There is little philosophical 'meat' here, but it is useful for contextualizing the man and his thought.
I stumbled upon this while searching without success for something comparing John Anderson with Ayn Rand. They are fruitfully comparable in various respects. Both were cantankerous and dogmatic and not open to having their ideas criticized or further developed by their acolytes; both founded highly influential cults; both were atheists and naturalists; both had curious and old-fashioned notions in logic; both were controversialists; both resided on the outskirts of academic respectability.
The last point of comparison merits some exfoliation and qualification. Anderson was surely a much better philosopher than Rand: unlike Rand, he was trained in philosophy; he held academic posts, mainly at the Unversity of Sydney whose intellectual life he dominated for many years; he read and wrote for the professional journals engaging to some degree with fellow professional philosophers. But the majority of his strictly philosophical publications were confined to the Australasian Journal of Psychology and Philosophy and its successor the Australasian Journal of Philosophy. Also noteworthy is that, with the exception of a few epigoni, his ideas are not discussed.

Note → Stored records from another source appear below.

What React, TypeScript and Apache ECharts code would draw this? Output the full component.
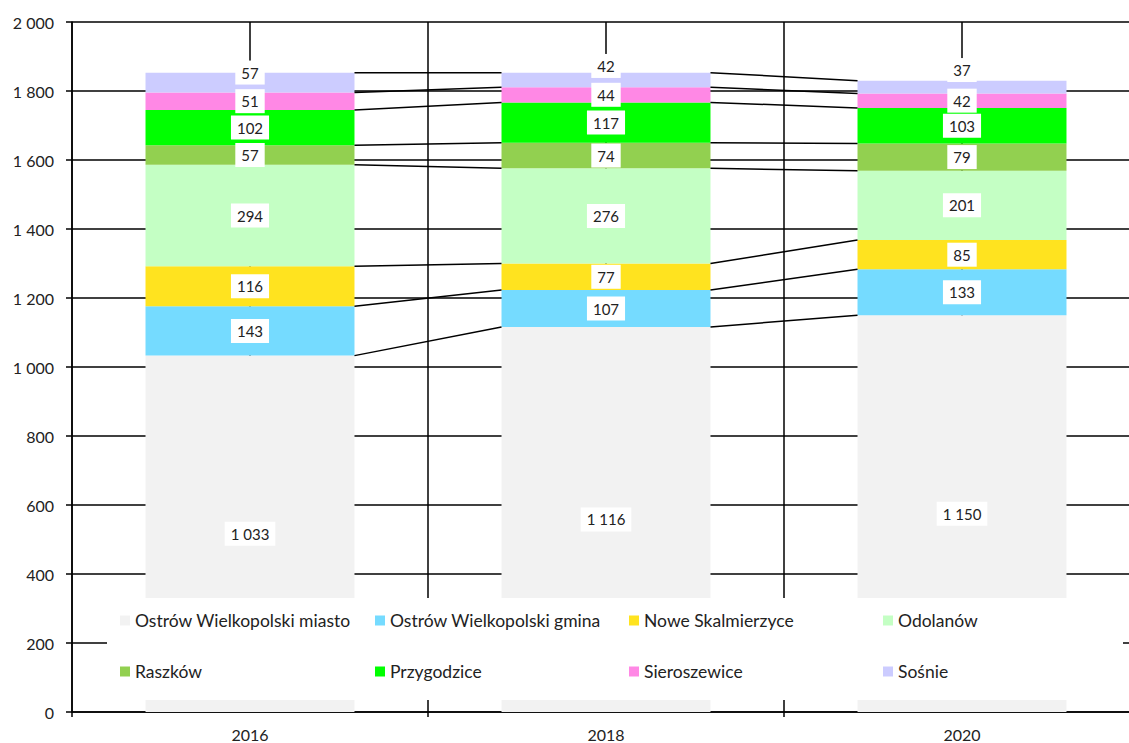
import React, { useEffect, useRef } from "react";
import * as echarts from "echarts";

const categories = ["2016", "2018", "2020"];
const seriesNames = [
  "Ostrów Wielkopolski miasto",
  "Ostrów Wielkopolski gmina",
  "Nowe Skalmierzyce",
  "Odolanów",
  "Raszków",
  "Przygodzice",
  "Sieroszewice",
  "Sośnie",
];
const ostrowMiasto = [1033, 1116, 1150];
const ostrowGmina = [143, 107, 133];
const noweSkalmierzyce = [116, 77, 85];
const odolanow = [294, 276, 201];
const raszkow = [57, 74, 79];
const przygodzice = [102, 117, 103];
const sieroszewice = [51, 44, 42];
const sosnie = [57, 42, 37];
const seriesValues = [
  ostrowMiasto,
  ostrowGmina,
  noweSkalmierzyce,
  odolanow,
  raszkow,
  przygodzice,
  sieroszewice,
  sosnie,
];
const colors = [
  "#F2F2F2",
  "#75DBFF",
  "#FFE31F",
  "#C4FFC4",
  "#92D050",
  "#00FF00",
  "#FF88E5",
  "#CCCCFF",
];
const yTicks = { min: 0, max: 2000, interval: 200 };

const FONT = "Lato";
const TXT = "#222";
const BAR_RATIO = 0.587;
const topLabelShift = [-10, -14, -17];
const CHART_W = 1140;
const CHART_H = 743;

const fmt = (v: number) =>
  String(Math.round(v)).replace(/\B(?=(\d{3})+(?!\d))/g, " ");

export default function App() {
  const ref = useRef<HTMLDivElement>(null);
  useEffect(() => {
    if (!ref.current) return;
    const chart = echarts.init(ref.current, null, { renderer: "svg" });

    const cum = categories.map((_, i) => {
      let s = 0;
      return seriesValues.map((arr) => (s += arr[i]));
    });

    const barSeries = seriesNames.map((name, k) => ({
      name,
      type: "bar",
      stack: "total",
      barWidth: BAR_RATIO * 100 + "%",
      z: 2,
      itemStyle: { color: colors[k] },
      label: {
        show: true,
        position: "inside",
        formatter: (p: any) => fmt(p.value),
        backgroundColor: "#fff",
        padding: [5, 6, 4, 6],
        color: TXT,
        fontSize: 15,
        fontFamily: FONT,
      },
      data: seriesValues[k].map((v, i) =>
        k === seriesValues.length - 1
          ? { value: v, label: { offset: [0, topLabelShift[i]] } }
          : v
      ),
    }));

    const colX = [120, 375, 629, 883];
    const rowY = [621.5, 672.5];
    const legends = seriesNames.map((name, k) => ({
      data: [name],
      left: colX[k % 4],
      top: rowY[Math.floor(k / 4)] - 10,
      padding: 0,
      itemWidth: 10,
      itemHeight: 10,
      icon: "rect",
      selectedMode: false,
      z: 20,
      textStyle: { fontSize: 17.5, color: TXT, fontFamily: FONT },
    }));

    const option: any = {
      animation: false,
      textStyle: { fontFamily: FONT },
      grid: { left: 72, right: 0, top: 22, bottom: 31 },
      legend: legends,
      xAxis: {
        type: "category",
        data: categories,
        axisLine: { lineStyle: { color: "#000", width: 1.5 } },
        axisTick: { show: true, length: 5, lineStyle: { color: "#000", width: 1.5 } },
        axisLabel: { fontSize: 16, color: TXT, margin: 14, fontFamily: FONT },
        splitLine: { show: true, interval: 0, lineStyle: { color: "#000", width: 1.5 } },
      },
      yAxis: {
        type: "value",
        min: yTicks.min,
        max: yTicks.max,
        interval: yTicks.interval,
        axisLine: { show: true, lineStyle: { color: "#000", width: 1.5 } },
        axisTick: { show: true, length: 6, lineStyle: { color: "#000", width: 1.5 } },
        axisLabel: { formatter: fmt, fontSize: 16, color: TXT, margin: 18, fontFamily: FONT },
        splitLine: { show: true, lineStyle: { color: "#000", width: 1.5 } },
      },
      graphic: [
        {
          type: "rect",
          z: 10,
          shape: { x: 107, y: 598, width: 1016, height: 102 },
          style: { fill: "#fff" },
        },
      ],
      series: [
        {
          type: "custom",
          name: "centerLines",
          z: 1,
          silent: true,
          data: categories.map((_, i) => [i, 0]),
          encode: { x: 0, y: 1 },
          renderItem: (params: any, api: any) => {
            const i = api.value(0);
            const a = api.coord([i, yTicks.max]);
            const b = api.coord([i, yTicks.min]);
            return {
              type: "line",
              shape: { x1: a[0], y1: a[1], x2: b[0], y2: b[1] },
              style: { stroke: "#000", lineWidth: 1.5 },
            };
          },
        },
        ...barSeries,
        {
          type: "custom",
          name: "seriesLines",
          z: 3,
          silent: true,
          data: categories.slice(0, -1).map((_, i) => [i, 0]),
          encode: { x: 0, y: 1 },
          renderItem: (params: any, api: any) => {
            const i = api.value(0);
            const half = (api.size([1, 0])[0] * BAR_RATIO) / 2;
            const children = cum[i].map((_, k) => {
              const a = api.coord([i, cum[i][k]]);
              const b = api.coord([i + 1, cum[i + 1][k]]);
              return {
                type: "line",
                shape: { x1: a[0] + half, y1: a[1], x2: b[0] - half, y2: b[1] },
                style: { stroke: "#000", lineWidth: 1.5 },
              };
            });
            return { type: "group", children };
          },
        },
      ],
    };
    chart.setOption(option);
    return () => chart.dispose();
  }, []);
  return (
    <div
      style={{
        position: "absolute",
        left: 0,
        top: 0,
        width: 1129,
        height: 743,
        overflow: "hidden",
      }}
    >
      <div ref={ref} style={{ width: CHART_W, height: CHART_H }} />
    </div>
  );
}
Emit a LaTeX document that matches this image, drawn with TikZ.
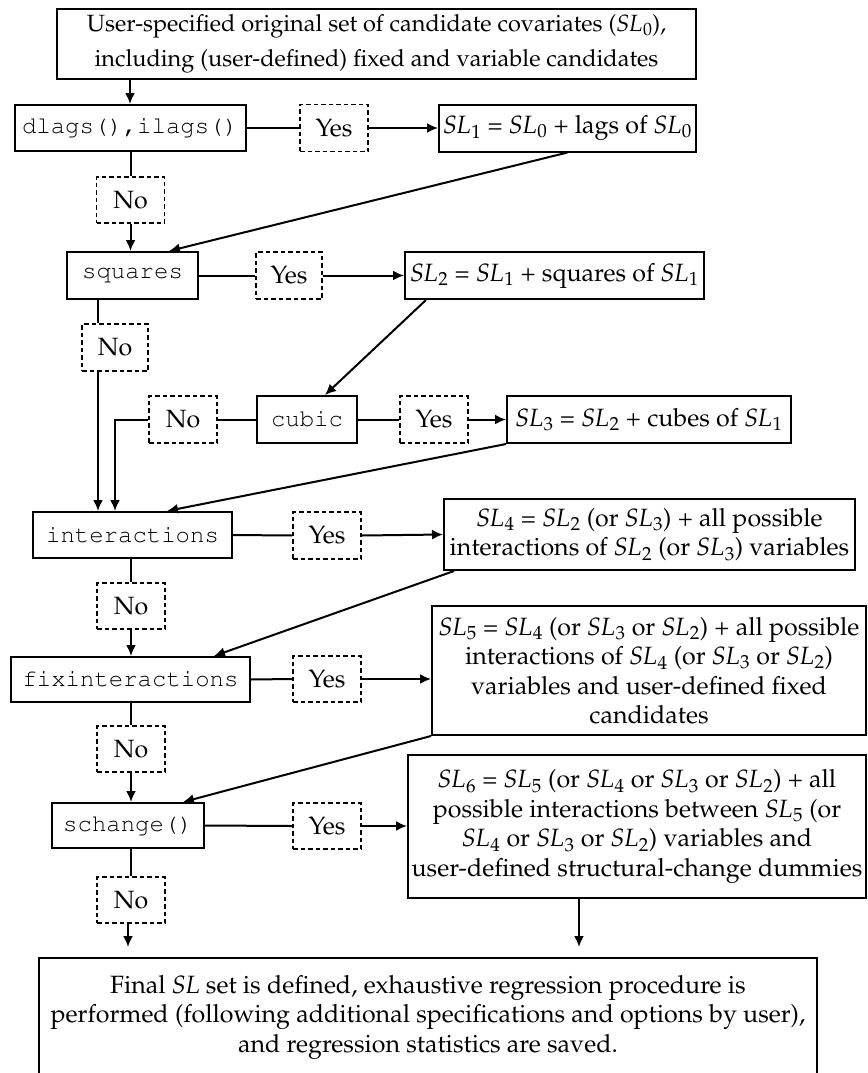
\documentclass[tikz,border=0pt]{standalone}
\usepackage[T1]{fontenc}
\usepackage{mathpazo}
\usepackage{courier}
\usetikzlibrary{arrows.meta}
\newcommand{\SLs}[1]{\textit{SL}\kern0.5pt$_{#1}$}
\begin{document}
\begin{tikzpicture}[x=1pt,y=-1pt,
  txt/.style={font=\fontsize{25}{29.5}\selectfont},
  box/.style={draw, line width=2pt, inner sep=0pt, align=center, txt},
  dbox/.style={draw, line width=1.8pt, dash pattern=on 4.5pt off 3pt, inner sep=0pt, align=center, txt, minimum width=68pt, minimum height=47pt},
  mono/.style={box, font=\fontsize{24}{24}\ttfamily},
  ln/.style={line width=2pt},
  arr/.style={line width=2pt, -{Latex[length=11pt,width=10pt]}}
]
\useasboundingbox (0,0) rectangle (867,1073);
\clip (0,0) rectangle (867,1073);

% nodes
\node[box, minimum width=639pt, minimum height=70pt, font=\fontsize{23.5}{35}\selectfont] (top) at (376.5,44)
  {User-specified original set of candidate covariates (\SLs0),\\including (user-defined) fixed and variable candidates};

\node[mono, minimum width=231pt, minimum height=46pt] (dlags) at (130,128) {dlags(),ilags()};
\node[dbox] (yes1) at (334,128) {Yes};
\node[box, minimum width=257pt, minimum height=47pt] (sl1) at (567.5,128) {\SLs1 = \SLs0 + lags of \SLs0};
\node[dbox, minimum height=46pt] (no1) at (130.5,200) {No};

\node[mono, minimum width=131pt, minimum height=47pt] (squares) at (132.5,275.5) {squares};
\node[dbox, minimum width=66pt] (yes2) at (289,275.5) {Yes};
\node[box, minimum width=299pt, minimum height=47pt] (sl2) at (554.5,275.5) {\SLs2 = \SLs1 + squares of \SLs1};
\node[dbox, minimum width=66pt] (no2) at (115,347.5) {No};

\node[dbox] (no3) at (183,419.5) {No};
\node[mono, minimum width=100pt, minimum height=47pt] (cubic) at (307,419.5) {cubic};
\node[dbox] (yes3) at (434,419.5) {Yes};
\node[box, minimum width=284pt, minimum height=47pt] (sl3) at (649,419.5) {\SLs3 = \SLs2 + cubes of \SLs1};

\node[mono, minimum width=199pt, minimum height=46pt] (inter) at (132.5,535) {interactions};
\node[dbox] (yes4) at (327,535.5) {Yes};
\node[box, minimum width=411pt, minimum height=71pt] (sl4) at (649.5,534.5)
  {\SLs4 = \SLs2 (or \SLs3) + all possible\\interactions of \SLs2 (or \SLs3) variables};
\node[dbox, minimum height=46pt] (no4) at (131,606) {No};

\node[mono, minimum width=239pt, minimum height=45pt] (fix) at (130.5,679.5) {fixinteractions};
\node[dbox, minimum height=46pt] (yes5) at (327,679) {Yes};
\node[box, minimum width=434pt, minimum height=129pt] (sl5) at (649,670.5)
  {\SLs5 = \SLs4 (or \SLs3 or \SLs2) + all possible\\interactions of \SLs4 (or \SLs3 or \SLs2)\\variables and user-defined fixed\\candidates};
\node[dbox, minimum height=46pt] (no5) at (131,749) {No};

\node[mono, minimum width=152pt, minimum height=45pt] (sch) at (128,825.5) {schange()};
\node[dbox, minimum height=46pt] (yes6) at (327,826) {Yes};
\node[box, minimum width=458pt, minimum height=143pt] (sl6) at (637,826.5)
  {\SLs6 = \SLs5 (or \SLs4 or \SLs3 or \SLs2) + all\\possible interactions between \SLs5 (or\\\SLs4 or \SLs3 or \SLs2) variables and\\user-defined structural-change dummies};
\node[dbox, minimum height=46pt] (no6) at (131,900) {No};

\node[box, minimum width=778pt, minimum height=118pt] (final) at (428,1017)
  {Final \textit{SL} set is defined, exhaustive regression procedure is\\performed (following additional specifications and options by user),\\and regression statistics are saved.};

% connectors
\draw[arr] (dlags.north |- top.south) -- (dlags.north);
\draw[ln] (dlags.east) -- (yes1.west);
\draw[arr] (yes1.east) -- (sl1.west);
\draw[ln] (no1.north |- dlags.south) -- (no1.north);
\draw[arr] (no1.south) -- (no1.south |- squares.north);
\draw[arr] (sl1.south) -- ([xshift=36.5pt]squares.north);

\draw[ln] (squares.east) -- (yes2.west);
\draw[arr] (yes2.east) -- (sl2.west);
\coordinate (a2) at ([xshift=-34.5pt]squares.south);
\draw[ln] (a2) -- (a2 |- no2.north);
\draw[arr] (a2 |- no2.south) -- (a2 |- inter.north);
\draw[arr] ([xshift=22pt]sl2.south west) -- ([xshift=18pt]cubic.north);

\draw[ln] (cubic.west) -- (no3.east);
\draw[arr] (no3.west) -| ([xshift=-17.5pt]inter.north);
\draw[ln] (cubic.east) -- (yes3.west);
\draw[arr] (yes3.east) -- (sl3.west);
\draw[arr] (sl3.south west) -- ([xshift=34.5pt]inter.north);

\draw[ln] (inter.east) -- (yes4.west);
\draw[arr] (yes4.east) -- (sl4.west);
\draw[ln] (no4.north |- inter.south) -- (no4.north);
\draw[arr] (no4.south) -- (no4.south |- fix.north);
\draw[arr] ([xshift=11pt]sl4.south west) -- ([xshift=83.5pt]fix.north);

\draw[ln] (fix.east) -- (yes5.west);
\draw[arr] (yes5.east) -- (yes5.east -| sl5.west);
\draw[ln] (no5.north |- fix.south) -- (no5.north);
\draw[arr] (no5.south) -- (no5.south |- sch.north);
\draw[arr] (sl5.south west) -- ([xshift=55pt]sch.north);

\draw[ln] (sch.east) -- (yes6.west);
\draw[arr] (yes6.east) -- (yes6.east -| sl6.west);
\draw[ln] (no6.north |- sch.south) -- (no6.north);
\draw[arr, shorten >=10pt] ([xshift=-3pt]no6.south) -- ([xshift=-3pt]no6.south |- final.north);
\coordinate (b6) at ([xshift=-58pt]sl6.south);
\draw[arr, shorten >=10pt] (b6) -- (b6 |- final.north);
\end{tikzpicture}
\end{document}
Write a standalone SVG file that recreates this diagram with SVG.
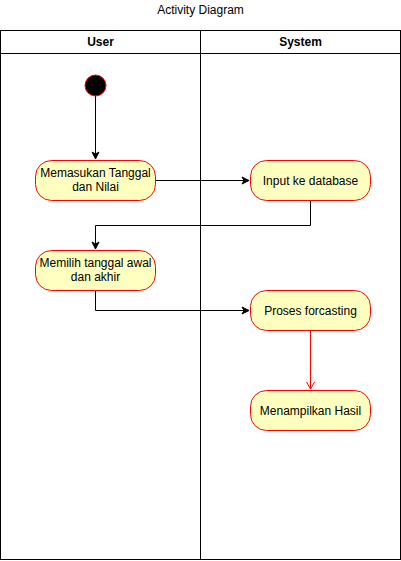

One such epigone is A. J. Baker who has written a very useful but uncritical and not very penetrating study, Australian Realism: The Systematic Philosophy of John Anderson, Cambridge UP, 1986. He rightly complains in a footnote on p. 62:
D. M. Armstrong, who in his Universals and Scientific Realism, Cambridge University Press, Cambridge, 1978, gives an account of many types of theories, curiously dedicates the book to Anderson and yet does not discuss or even describe Anderson's theory on the subject.